Unfortunately, however, nothing comes with benefits only. In the same way, opting for venture capital has its own cons which must be weighed against the pros before you decide in favor of it. Let us inform you about a few of the prominent disadvantages that you may have to experience if you opt for funding through these firms.

The Disadvantages

It is evident that once you agree to a partnership with a venture capital firm, you will essentially be surrendering quite a bit of control to them. The amount of control depends on the equity that has been invested – the greater their investment, the greater the control that they would have. This means that, more often than not, you have to surrender a certain amount of decision-making power to the firm, and they can take the business forward as they see fit.

In addition to this, if you put in an extreme amount of effort into raising the funds and resources you need for your business, you develop budgeting skills along the way and learn from the highly professional and experienced individuals whose expertise you utilize for such purposes. However, if the entire funding has simply been received from a venture capital firm, it increases the risk of losing discipline when it comes to business expenditures. It will take a longer amount of time for you to develop the budgeting skills which are an indispensable component of long-term business growth.

Last but not least, since you are no longer the only manager or the authority with the power of making a business decision, opting for venture capital increases the risk of conflicts, misaligned priorities, and managerial distractions. It is a common sight to have a venture capital firm set priorities, take business decisions, and go about management in a manner that doesn’t align with your expectations or your plans for the business. Under such circumstances, the overall operations of your business can suffer greatly.

Take-Home Message

Now that you are familiar with some venture capital advantages and disadvantages, you are in a better position to make an informed decision regarding whether it is the way to go for you.
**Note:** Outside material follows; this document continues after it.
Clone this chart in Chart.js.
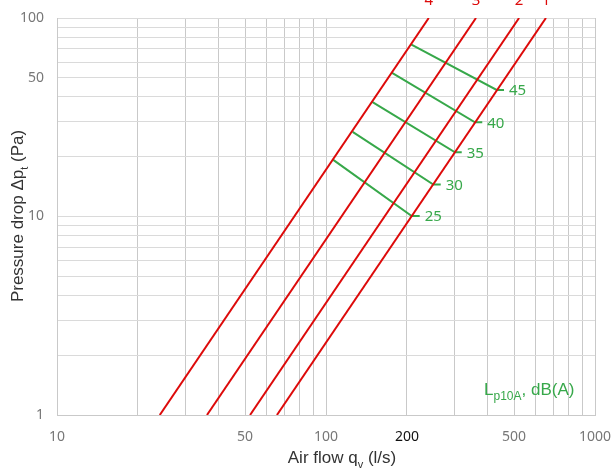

It is imperative that you thoroughly consider the pros as well as the cons before finalizing your decision. Although it will take time and effort, a well-informed decision is always destined to bring about positive results and avoid unexpected outcomes. In simpler words, while there are major benefits associated with venture capitals, there are also a few shortcomings that are to be considered and planned for before the option is availed. Once you have planned taking everything that may prove to be a disadvantage into account, you will be able to reap more benefits and get the most out of the decision.